Not just another history of Charles Manson, Creepy Crawling explores how the Family weren't so much outsiders but emblematic of the Los Angeles counterculture freak scene, and how Manson worked to connect himself to the mainstream of the time. Ever since they spent two nights killing seven residents of Los Angeles--what we now know as the "Tate-LaBianca murders”--the Manson family has rarely slipped from the American radar for long. From Emma Cline's The Girls to the recent TV show Aquarius, the family continues to find an audience. What is it about Charles Manson and his family that captivates us still? Author Jeffrey Melnick sets out to answer this question in this fascinating and compulsively readable cultural history of the Family and their influence from 1969 to the November 2017 death in prison of Charles Manson, himself, and beyond.

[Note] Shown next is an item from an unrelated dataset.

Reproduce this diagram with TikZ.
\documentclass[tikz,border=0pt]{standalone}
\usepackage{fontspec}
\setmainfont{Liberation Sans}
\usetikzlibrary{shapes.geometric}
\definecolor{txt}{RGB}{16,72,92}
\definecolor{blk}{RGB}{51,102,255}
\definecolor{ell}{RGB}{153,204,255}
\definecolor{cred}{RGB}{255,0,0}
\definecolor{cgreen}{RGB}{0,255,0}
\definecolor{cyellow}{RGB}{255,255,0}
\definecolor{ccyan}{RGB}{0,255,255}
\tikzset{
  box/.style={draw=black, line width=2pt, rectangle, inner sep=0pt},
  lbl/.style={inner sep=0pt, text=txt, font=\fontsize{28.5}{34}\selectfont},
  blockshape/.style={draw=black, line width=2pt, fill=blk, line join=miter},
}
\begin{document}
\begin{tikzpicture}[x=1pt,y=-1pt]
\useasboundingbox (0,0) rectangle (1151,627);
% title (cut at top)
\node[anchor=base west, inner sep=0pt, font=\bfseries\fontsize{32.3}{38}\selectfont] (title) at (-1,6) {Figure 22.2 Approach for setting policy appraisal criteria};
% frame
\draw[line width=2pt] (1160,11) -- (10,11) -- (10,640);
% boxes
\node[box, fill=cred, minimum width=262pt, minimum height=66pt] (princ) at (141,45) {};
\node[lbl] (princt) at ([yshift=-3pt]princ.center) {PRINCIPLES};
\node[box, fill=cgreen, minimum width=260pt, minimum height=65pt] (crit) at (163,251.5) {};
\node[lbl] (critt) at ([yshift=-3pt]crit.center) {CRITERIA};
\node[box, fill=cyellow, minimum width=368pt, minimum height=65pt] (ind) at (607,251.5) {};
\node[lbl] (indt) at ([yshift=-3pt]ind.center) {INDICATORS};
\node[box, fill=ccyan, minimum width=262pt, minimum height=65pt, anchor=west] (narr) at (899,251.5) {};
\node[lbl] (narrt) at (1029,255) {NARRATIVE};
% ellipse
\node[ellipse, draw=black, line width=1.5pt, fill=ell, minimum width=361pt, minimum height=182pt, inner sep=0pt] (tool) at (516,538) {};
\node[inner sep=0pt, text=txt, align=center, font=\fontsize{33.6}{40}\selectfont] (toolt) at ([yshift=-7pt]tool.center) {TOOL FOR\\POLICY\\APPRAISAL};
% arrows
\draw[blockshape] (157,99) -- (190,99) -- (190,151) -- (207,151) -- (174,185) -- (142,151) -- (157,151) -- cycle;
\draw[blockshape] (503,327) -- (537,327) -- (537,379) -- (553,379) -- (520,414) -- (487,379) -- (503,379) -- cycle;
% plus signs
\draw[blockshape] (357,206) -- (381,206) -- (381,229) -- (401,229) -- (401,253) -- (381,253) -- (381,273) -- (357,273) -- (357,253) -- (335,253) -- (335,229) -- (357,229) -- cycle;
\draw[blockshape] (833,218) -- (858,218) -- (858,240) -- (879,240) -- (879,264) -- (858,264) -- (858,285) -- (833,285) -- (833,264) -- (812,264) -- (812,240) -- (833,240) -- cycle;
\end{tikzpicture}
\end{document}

Charles Manson and the Many Lives of America's Most Infamous Family
By Jeffrey Melnick
3 July 2018
6.00 x 9.00in.
About the author
Jeffrey Melnick has been thinking about the Manson Family since first encountering the book and mini-series Helter Skelter in the 1970s. Melnick is a professor at University of Massachusetts Boston and the author of 9/11 Culture: America Under Construction (Wiley-Blackwell, 2009), Black-Jewish Relations on Trial (University Press of Mississippi, 2000), and A Right to Sing the Blues (Harvard University Press, 1999). He lives in Cambridge, Massachusetts.